A quick ownership check you can use:

  • Who owns the outcome of this project?
  • Which seat is accountable for the major parts of delivery?
    Where are you relying on “someone will just handle it” instead of clear ownership?

Build A Project Scorecard

Nothing stops you from building a scorecard for the project. A few clear measurables keep progress visible and give you a clean way to see whether the project is tracking.

You can also keep project visibility at leadership level without needing every detail. If you have multiple projects running, your leadership team scorecard can include a simple view such as the number of projects on time and on budget. In many cases, that’s enough to keep awareness high and support decisions when trade-offs appear.

Use The Meeting Rhythm You Already Have

Level 10 meetings across your organisation already exist to keep work moving.

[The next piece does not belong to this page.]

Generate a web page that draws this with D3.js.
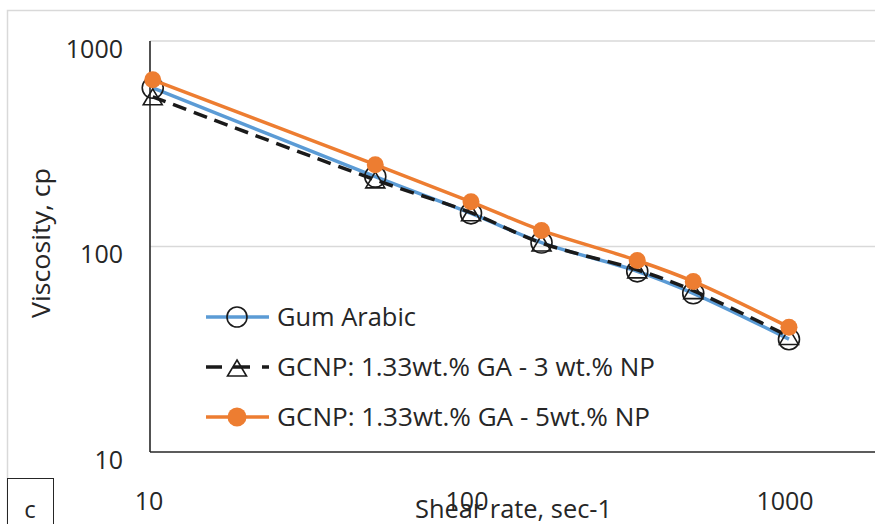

Use them to run project work efficiently and effectively instead of reinventing the wheel with new meeting structures.

Your existing L10 structure gives you clear places to manage a project:

  • Scorecard: track measurable progress
  • Issues: surface blockers and solve them using IDS
  • Headlines: raise customer and employee updates that affect delivery
  • To-Dos: keep actions owned and closed

When you plug the project into the meeting rhythm you already rely on, you keep visibility high without creating a separate world of meetings and reporting.

Use Rocks To Drive Project Milestones

Rocks are a powerful crossover point between EOS and project work. If your project has milestones that sit roughly three months apart, Rocks give you a clean way to drive delivery.

This also creates options for support across the organisation. People do not need to be directly involved in the project to contribute to a milestone. A Rock gives you a clear way to assign ownership, keep the milestone visible, and bring focus to the work that matters most.

Keep Core Values In The Project Room

Project work doesn’t change the standard. Core Values still apply, whether someone is working in a project or inside their day-to-day responsibilities.

Use Core Values as the expectation for how people show up, how they communicate, and how they deliver. When pressure increases, behaviour becomes more visible, so this is the time to hold the standard that already exists across the organisation.

Use Reporting And Templates To Support L10s

Project reporting is useful when it helps people see what they need to see quickly. If you are using reports and templates inside your project management approach, attach those reports to the relevant L10 meetings so the right people can review them when they need to.

This keeps project visibility high without creating a separate reporting universe outside EOS.

Running Projects In Strety

If you’re already using Strety, keep your project work in the same place so updates, owners, and follow-through stay visible.

A simple way to do that is to mirror the structure you’re already using in EOS:

  • At kickoff, write a one-line purpose for the project and link it to the V/TO priority or the issue it is meant to resolve.
  • Assign one clear owner and keep ownership obvious as tasks and milestones get distributed.
  • Track a small set of project measurables so progress is easy to see in the week.
  • Use your existing L10 flow to manage the work: raise blockers as Issues, solve them in IDS, and turn decisions into To-Dos with owners and due dates you review each week.
  • Keep project reporting lightweight by attaching the right update to the right meeting, rather than creating a separate reporting stream.

When your project work lives inside the EOS software you already rely on, you spend less time chasing updates and more time making decisions that move the work forward.

What You’re Aiming For

When you leverage EOS and project management together, projects stay aligned to the direction of the organisation, accountabilities stay clear, issues get solved in the right place, and progress remains visible at the right level.

That’s how you deliver projects and keep EOS doing what you chose it for in the first place.